Viendo el retrato del ídolo caído que supone The Program, la
película con la que Stephen Frears ha recreado el ascenso a los cielos del
ciclismo y el descenso a los infiernos de la vida de Lance Armstrong, es
inevitable recordar otra cinta de la filmografía del director irlandés, la no
demasiado reconocida Héroe por accidente. En ambas, Frears retrata a un
oportunista, a alguien que saca partido de una situación en la que no estaba
llamado a ser el protagonista. Pero si en aquella Frears adoptaba un delicioso
tono de comedia capriana, en esta opta directamente por retratar a un villano,
a alguien que conoce sus limitaciones y decide romperlas mediante la trampa.

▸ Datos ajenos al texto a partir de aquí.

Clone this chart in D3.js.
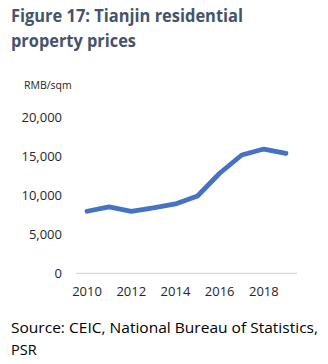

Un
villano, eso si, por el que siente simpatía en algunas ocasiones, como en las
escenas en las que lucha contra el cáncer o incluso cuando se enfrenta a la
sanción que le va a apartar de lo único capaz de hacerle feliz, la competición,
pero un villano en todo caso.
Y ahí, a pesar de la complejidad de llegar con
acierto y profundidad suficiente a todos los temas que plantea, algo que no siempre consigue, es donde
Frears tiene bastante éxito. Construye su villano con tanta precisión como
tiene el plan de dopaje de Armstrong, probablemente la trama fraudulenta más
elaborada de la historia del deporte moderno. Quizá lo más discutible de la mirada de Frears está en que,
pese a esos momentos de acercamiento personal y emocional a Armstrong, falta un
héroe en su relato. Tendría que haberlo sido David Walsh, el periodista que busca acabar con la leyenda
fraudulenta del ciclista, en cuyo libro está precisamente basado el filme, pero
su presencia no cobra tanta relevancia en la trama, a pesar del esfuerzo de
Chris O'Dowd. The Program es, de hecho, Lance Armstrong de forma absoluta. Y, por tanto, es también Ben Foster. Muy
pocos reproches se le pueden hacer a su atractiva composición de villano.

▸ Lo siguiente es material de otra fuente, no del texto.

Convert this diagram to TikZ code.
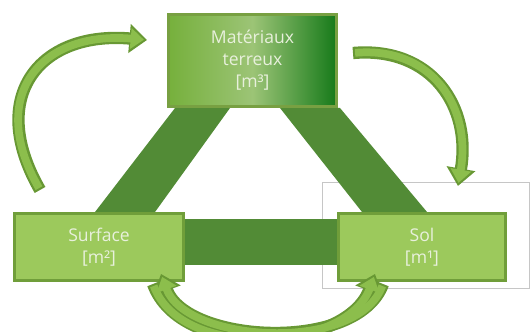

Foster asume esa condición de malo de la función desde el principio, desde la brillante escena de su
primera etapa en el Tour de Francia, en la que sufre los rigores de la prueba
más dura en la que ha competido y se forja su determinación de recurrir al dopaje, hasta el esplendido proceso de transformación
en prácticamente un capo de la mafia. Quizá la película tiene un problema de tiempo, pero porque le falta. Quiere contar mucho y quizá algunos elementos quedan para los entendidos en el deporte, a pesar de que, como ya hiciera Ron Howard en Rush, consigue mutar toda la emoción deportiva del ciclismo en magia cinematográfica, con algunos planos bellísimos. Acaba claudicando, y recurriendo a las manidas imágenes televisivas, tanto de archivo como recreadas, y es ahí donde The Program pierde algo de fuerza visual. No demasiada, porque el trabajo tiene una factura impecable muy propia de un director que sabe mostrar muy bien en pantalla los conflictos internos de sus personajes, no sólo Armstrong en este caso.

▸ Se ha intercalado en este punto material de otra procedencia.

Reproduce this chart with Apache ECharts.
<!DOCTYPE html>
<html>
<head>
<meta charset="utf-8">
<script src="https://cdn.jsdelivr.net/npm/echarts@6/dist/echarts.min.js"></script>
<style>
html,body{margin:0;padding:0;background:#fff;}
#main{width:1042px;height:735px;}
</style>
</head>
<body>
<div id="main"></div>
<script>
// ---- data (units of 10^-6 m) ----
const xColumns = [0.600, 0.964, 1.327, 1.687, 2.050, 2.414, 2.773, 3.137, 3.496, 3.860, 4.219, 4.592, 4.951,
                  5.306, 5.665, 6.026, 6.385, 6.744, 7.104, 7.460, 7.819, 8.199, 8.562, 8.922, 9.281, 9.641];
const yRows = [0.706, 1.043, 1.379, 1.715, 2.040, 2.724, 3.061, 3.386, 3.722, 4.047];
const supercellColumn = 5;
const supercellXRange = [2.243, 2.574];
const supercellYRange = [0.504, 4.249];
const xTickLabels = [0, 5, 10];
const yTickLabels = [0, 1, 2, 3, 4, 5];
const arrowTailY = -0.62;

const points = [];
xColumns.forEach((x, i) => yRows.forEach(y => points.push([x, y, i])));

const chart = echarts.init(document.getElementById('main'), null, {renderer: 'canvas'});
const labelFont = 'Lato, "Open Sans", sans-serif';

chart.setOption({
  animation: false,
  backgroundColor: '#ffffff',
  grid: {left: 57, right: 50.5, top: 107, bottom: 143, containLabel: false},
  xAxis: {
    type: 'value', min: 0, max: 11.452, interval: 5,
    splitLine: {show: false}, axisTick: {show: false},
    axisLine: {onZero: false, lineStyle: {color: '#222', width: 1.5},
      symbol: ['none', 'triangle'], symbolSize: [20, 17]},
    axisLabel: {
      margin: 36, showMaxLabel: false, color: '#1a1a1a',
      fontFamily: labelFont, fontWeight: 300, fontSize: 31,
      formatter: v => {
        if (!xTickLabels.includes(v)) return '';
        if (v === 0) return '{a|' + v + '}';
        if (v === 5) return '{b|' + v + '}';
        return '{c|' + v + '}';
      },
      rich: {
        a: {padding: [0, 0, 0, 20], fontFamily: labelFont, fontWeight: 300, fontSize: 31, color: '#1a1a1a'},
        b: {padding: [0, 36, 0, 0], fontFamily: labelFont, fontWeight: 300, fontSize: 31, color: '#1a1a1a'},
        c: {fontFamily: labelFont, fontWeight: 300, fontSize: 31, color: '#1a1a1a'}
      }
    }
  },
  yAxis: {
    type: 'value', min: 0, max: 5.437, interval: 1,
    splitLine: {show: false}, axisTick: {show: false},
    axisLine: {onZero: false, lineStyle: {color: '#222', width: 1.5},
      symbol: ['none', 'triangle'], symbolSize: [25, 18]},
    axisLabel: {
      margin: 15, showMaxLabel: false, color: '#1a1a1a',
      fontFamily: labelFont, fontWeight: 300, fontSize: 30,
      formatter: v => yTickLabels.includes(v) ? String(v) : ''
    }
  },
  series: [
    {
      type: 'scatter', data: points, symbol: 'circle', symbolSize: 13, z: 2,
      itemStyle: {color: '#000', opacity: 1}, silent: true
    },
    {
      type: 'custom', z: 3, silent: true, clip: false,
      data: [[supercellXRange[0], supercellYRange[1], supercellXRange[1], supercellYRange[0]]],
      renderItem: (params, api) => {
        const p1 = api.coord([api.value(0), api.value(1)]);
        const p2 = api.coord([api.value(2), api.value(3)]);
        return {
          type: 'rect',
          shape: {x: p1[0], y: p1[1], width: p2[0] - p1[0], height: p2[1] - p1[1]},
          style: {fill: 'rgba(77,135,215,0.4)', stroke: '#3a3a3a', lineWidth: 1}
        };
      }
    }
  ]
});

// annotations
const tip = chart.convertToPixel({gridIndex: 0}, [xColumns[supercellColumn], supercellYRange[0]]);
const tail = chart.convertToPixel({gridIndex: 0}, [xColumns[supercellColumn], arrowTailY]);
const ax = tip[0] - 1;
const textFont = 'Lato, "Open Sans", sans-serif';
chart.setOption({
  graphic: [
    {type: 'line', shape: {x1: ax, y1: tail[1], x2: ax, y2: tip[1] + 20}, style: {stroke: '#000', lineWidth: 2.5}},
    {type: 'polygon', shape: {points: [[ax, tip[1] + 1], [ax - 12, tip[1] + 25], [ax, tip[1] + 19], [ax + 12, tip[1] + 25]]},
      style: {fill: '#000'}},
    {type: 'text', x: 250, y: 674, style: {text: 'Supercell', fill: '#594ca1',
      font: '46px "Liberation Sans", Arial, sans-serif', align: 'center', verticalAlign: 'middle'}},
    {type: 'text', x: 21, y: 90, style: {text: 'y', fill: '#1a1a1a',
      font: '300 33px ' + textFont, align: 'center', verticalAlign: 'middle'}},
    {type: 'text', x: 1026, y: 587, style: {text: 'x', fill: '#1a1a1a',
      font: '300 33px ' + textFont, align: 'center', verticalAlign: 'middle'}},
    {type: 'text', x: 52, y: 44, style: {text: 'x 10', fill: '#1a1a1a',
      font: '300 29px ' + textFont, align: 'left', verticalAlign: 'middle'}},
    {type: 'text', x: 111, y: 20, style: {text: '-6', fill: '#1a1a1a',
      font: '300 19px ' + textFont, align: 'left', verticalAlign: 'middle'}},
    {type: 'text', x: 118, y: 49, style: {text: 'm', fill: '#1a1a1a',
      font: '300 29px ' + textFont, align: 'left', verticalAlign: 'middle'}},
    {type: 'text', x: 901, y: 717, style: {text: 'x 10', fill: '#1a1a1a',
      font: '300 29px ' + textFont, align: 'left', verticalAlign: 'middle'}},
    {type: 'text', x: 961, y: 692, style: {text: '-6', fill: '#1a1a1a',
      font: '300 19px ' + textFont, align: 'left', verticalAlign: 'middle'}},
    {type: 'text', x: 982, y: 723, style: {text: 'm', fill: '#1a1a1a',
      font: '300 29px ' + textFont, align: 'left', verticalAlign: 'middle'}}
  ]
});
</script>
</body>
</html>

Puede quedar la impresión de que The Program tiene un empaque menor del que podía esperarse, dado el tema que trata y los picos de calidad que tiene el filme, pero no se le pueden poner demasiados peros a Frears. The Program funciona como documento, pero sobre todo como historia. Es verdad que prescinde de algunos elementos, como la vida familiar de Armstrong, apenas esbozada en dos escenas, o que incluso el antagonismo con Walsh se quede mucho más en la superficie de lo que apuntaba el filme, dado que la primera gran escena del mismo es precisamente el primer encuentro entre ambos. Puede ser. Pero la cinta funciona francamente bien, incluso sin conocer absolutamente nada de la leyenda de este inmenso fraude. Cuando se acaba The Program es inevitable pensar en lo podrido que está el mundo en el que vivimos y en los pies de barro que tienen tantos ídolos de nuestro tiempo. Y Frears, incluso con algún maniqueísmo casi inevitable, lo capta francamente bien, sacando partido a unos diálogos formidables.